The plates.txt file containing Australian license plate data was not flagged.
This highlights an important limitation:

Managed data identifiers cover common global patterns, but may not detect region-specific or custom data formats.

This gap reinforces the need for custom data identifiers, which are addressed in the next step.

Step 5: Setting Up Notifications (SNS + EventBridge)

To enable real-time visibility into security findings, I implemented an event-driven notification pipeline using Amazon SNS and EventBridge. Instead of manually checking the Macie dashboard, this setup ensures that any new findings automatically trigger alerts.

SNS Topic

SNS Topic

I created an SNS topic to act as the notification channel. This topic serves as the endpoint where security events are published.

Email Subscription

Subscribers

An email subscription was added to the SNS topic, allowing findings to be delivered directly to an inbox providing immediate awareness of potential data exposure risks.

EventBridge Rule

EventBridge Integration

I configured an EventBridge rule to listen for Amazon Macie finding events and route them to the SNS topic.

How the workflow operates

  1. Amazon Macie detects sensitive data and generates a finding
  2. EventBridge captures the finding event in real time
  3. The rule routes the event to the SNS topic
  4. SNS delivers a notification to subscribed endpoints (email)

This architecture demonstrates a decoupled, event-driven security workflow, where detection and notification are loosely coupled.
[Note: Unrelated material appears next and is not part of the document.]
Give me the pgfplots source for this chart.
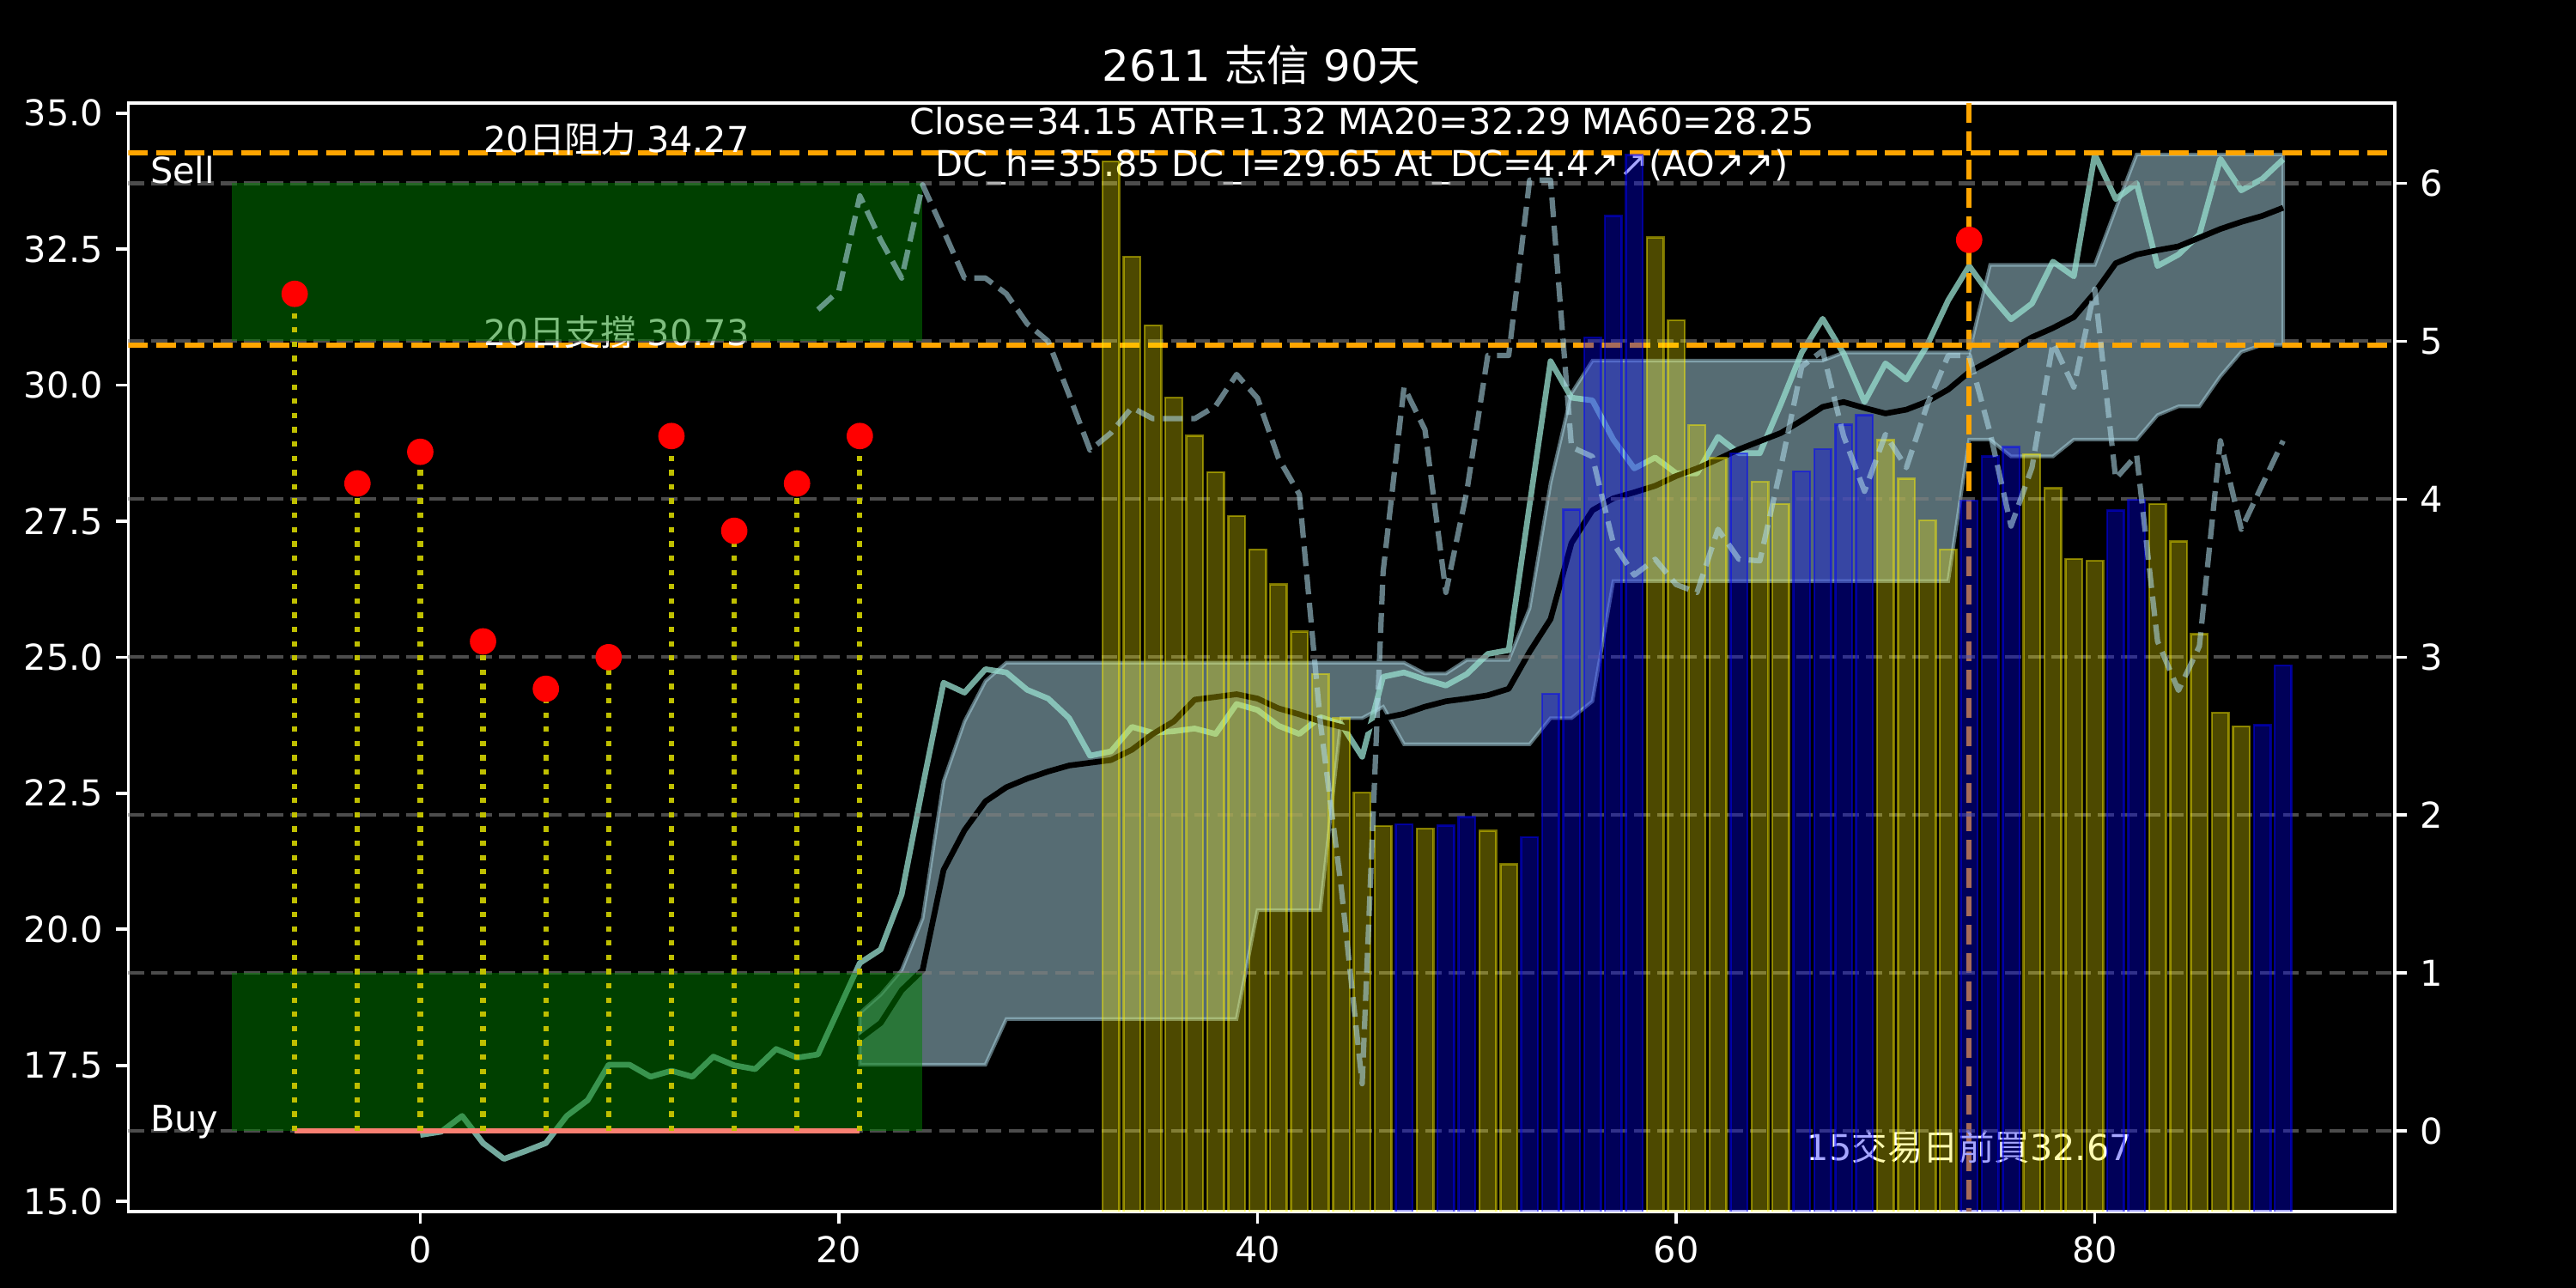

  • Enables real-time alerting without manual intervention
  • Scales easily to additional targets (e.g., Lambda, SIEM tools)
  • Forms the foundation for automated remediation pipelines

This approach is critical in production environments where rapid response to data exposure is required.

Step 6: Adding a Custom Data Identifier

To detect Australian license plates—data that was not identified during the initial scan—I created a custom data identifier using a regular expression (regex). This allowed Amazon Macie to recognize a specific data pattern that is not included in its default managed identifiers.

Custom Data Identifier

Running a Custom Classification Job

After defining the custom identifier, I created a second Amazon Macie classification job and included it in the configuration. This ensured that Macie would scan for both standard sensitive data types and the newly defined pattern.

Custom Job Setup

Results from Custom Detection

Once the job completed, Amazon Macie successfully detected license plate data that was previously missed during the initial scan.

Custom Job Findings

This demonstrates the value of custom data identifiers in extending Amazon Macie’s detection capabilities, particularly for identifying region-specific or business-specific sensitive data that is not covered by default rules.

Key Insights

  • Amazon Macie effectively identifies sensitive data such as PII, credentials, and financial information
  • Managed data identifiers provide strong out-of-the-box detection capabilities
  • Custom data identifiers enable tailored detection for organization-specific use cases
  • Amazon SNS and Amazon EventBridge support event-driven security workflows and automated responses
  • Sensitive data stored in Amazon S3 can be continuously monitored, classified, and alerted on

Conclusion

This lab demonstrated how Amazon Macie can be used to identify and monitor sensitive data in Amazon S3 through automated classification jobs.

By integrating Macie with Amazon EventBridge and Amazon SNS, it is possible to build real-time alerting mechanisms that improve visibility and response times to potential data exposure risks.

Extending detection with custom data identifiers further enhances Macie’s ability to detect organization-specific and region-specific sensitive data patterns that are not covered by default rules.

Overall, Amazon Macie plays a critical role in strengthening data security in AWS environments by enabling proactive detection, classification, and protection of sensitive information.